As an Australia, I say "Get fucked, you cunt". The fact that our Winter comes in June is completely irrelevant.
Sure, kill Daylight Savings. But keep timezones. The date ( 8th ) and day (Tuesday) changes at midnight ( 00:00 ). Having the day change in the afternoon is stupid. "Do you work this Saturday?" "Yes, and no!"
It only requires cooperation of the entire world and asks people to change. hahaahahahahaahah
Last Sunday, those of us in North America, Europe and some areas of the Middle East rolled back the clock
No they didn't. The USA now changes its clocks at a different time from most of us. The end of "Summer Time", to give it the English Language title, is in the morning of the last Sunday in October. This year, that is the 30th. The USA changed a week later because GW Bush thought it would be funny to make the USA non-standard in yet another way.
I'll see your Constitution and raise you a Queen.

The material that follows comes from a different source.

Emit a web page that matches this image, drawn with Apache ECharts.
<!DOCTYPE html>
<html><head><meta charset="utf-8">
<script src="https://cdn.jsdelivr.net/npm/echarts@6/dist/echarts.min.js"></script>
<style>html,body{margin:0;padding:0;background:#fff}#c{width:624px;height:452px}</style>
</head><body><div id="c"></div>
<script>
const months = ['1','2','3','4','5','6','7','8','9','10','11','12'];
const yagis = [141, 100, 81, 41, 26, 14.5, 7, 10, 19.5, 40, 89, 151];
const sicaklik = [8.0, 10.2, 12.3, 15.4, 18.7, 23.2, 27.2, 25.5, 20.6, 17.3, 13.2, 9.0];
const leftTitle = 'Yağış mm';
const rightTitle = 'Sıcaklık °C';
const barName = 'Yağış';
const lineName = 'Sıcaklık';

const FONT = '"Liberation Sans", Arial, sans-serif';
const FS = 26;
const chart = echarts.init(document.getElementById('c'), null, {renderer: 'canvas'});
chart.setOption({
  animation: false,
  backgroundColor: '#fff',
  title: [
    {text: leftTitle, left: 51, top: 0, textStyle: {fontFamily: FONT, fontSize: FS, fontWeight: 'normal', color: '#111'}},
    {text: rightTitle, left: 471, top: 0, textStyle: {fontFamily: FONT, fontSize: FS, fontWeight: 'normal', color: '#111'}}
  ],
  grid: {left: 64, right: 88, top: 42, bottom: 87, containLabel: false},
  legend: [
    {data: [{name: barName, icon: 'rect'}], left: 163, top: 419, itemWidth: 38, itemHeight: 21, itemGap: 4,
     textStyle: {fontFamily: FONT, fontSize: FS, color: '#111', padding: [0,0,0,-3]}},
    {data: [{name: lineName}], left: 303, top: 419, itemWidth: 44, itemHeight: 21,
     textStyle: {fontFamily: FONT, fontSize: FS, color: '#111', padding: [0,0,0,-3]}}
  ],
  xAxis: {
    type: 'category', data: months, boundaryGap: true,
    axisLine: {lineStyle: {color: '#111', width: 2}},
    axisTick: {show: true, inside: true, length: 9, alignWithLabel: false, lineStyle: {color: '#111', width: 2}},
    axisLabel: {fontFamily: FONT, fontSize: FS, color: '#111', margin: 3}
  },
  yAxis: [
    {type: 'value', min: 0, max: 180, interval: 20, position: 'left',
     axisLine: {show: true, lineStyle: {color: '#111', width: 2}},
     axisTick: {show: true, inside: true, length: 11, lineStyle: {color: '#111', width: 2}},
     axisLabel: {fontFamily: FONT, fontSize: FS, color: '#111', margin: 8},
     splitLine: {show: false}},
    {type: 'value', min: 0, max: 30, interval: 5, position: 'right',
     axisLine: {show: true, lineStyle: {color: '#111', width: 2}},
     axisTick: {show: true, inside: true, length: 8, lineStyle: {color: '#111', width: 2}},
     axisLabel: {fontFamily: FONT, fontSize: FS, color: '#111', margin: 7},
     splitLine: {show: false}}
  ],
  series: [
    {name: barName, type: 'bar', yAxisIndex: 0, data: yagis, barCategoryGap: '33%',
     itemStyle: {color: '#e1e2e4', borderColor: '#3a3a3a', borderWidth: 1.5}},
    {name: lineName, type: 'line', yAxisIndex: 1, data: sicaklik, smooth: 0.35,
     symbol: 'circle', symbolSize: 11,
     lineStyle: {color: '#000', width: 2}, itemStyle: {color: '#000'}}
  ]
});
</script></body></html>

Don't agree. You'd lose any idea of what a certain time of day actually means to others. It's 2 am where you are? Why are you still up? Aren't you tired? No, now I need to know where you live and figure out what time of day... oops, can't do that anymore... figure out where the sun is positioned in your part of the world. Wtf? Wasn't that what sundials and later clocks were for in the first place? Like you say, animals live by the sun, and so do we. I don't care what the *actual* time is where you live, I only care about what part of the day it is so I can adjust my communication with you accordingly.
The only thing I want is that when people *publish* times, like for international events, they (also) use UTC. It just happens too often that people will say : the live stream will start at 7PM PST and then I have to go look up what the heck that is in my local time zone. With UTC that would be solved, you'd only need to remember your offset to UTC and that's it. (Btw, they could even just mention *their* offset to UTC, eg: 7PM PST (UTC-8), because really Americans' we here in Europe have no idea what all those abbreviations mean ;) )
We should be using Stardates. The concept of a 24 hour "day" is quaint and antiquated.
UTC has one big win: co-ordination of an event between different time-zones.
*Every* other use of time is either neutral or heavily in favour of Time Zones. Since for the vast majority of humans, co-ordination of non-local events is a trivial amount of their references to time, Time-zones win hugely.
This aside from the obvious problems during travel. Set your watch once (if your phone doesn't do it for you) when you arrive at a new time zone? Or learn the scores of "usual times" for meals, business hours, etc. for the new location.
I think we should do this right after everyone in the world learns Esperanto and we adopt base 12 counting.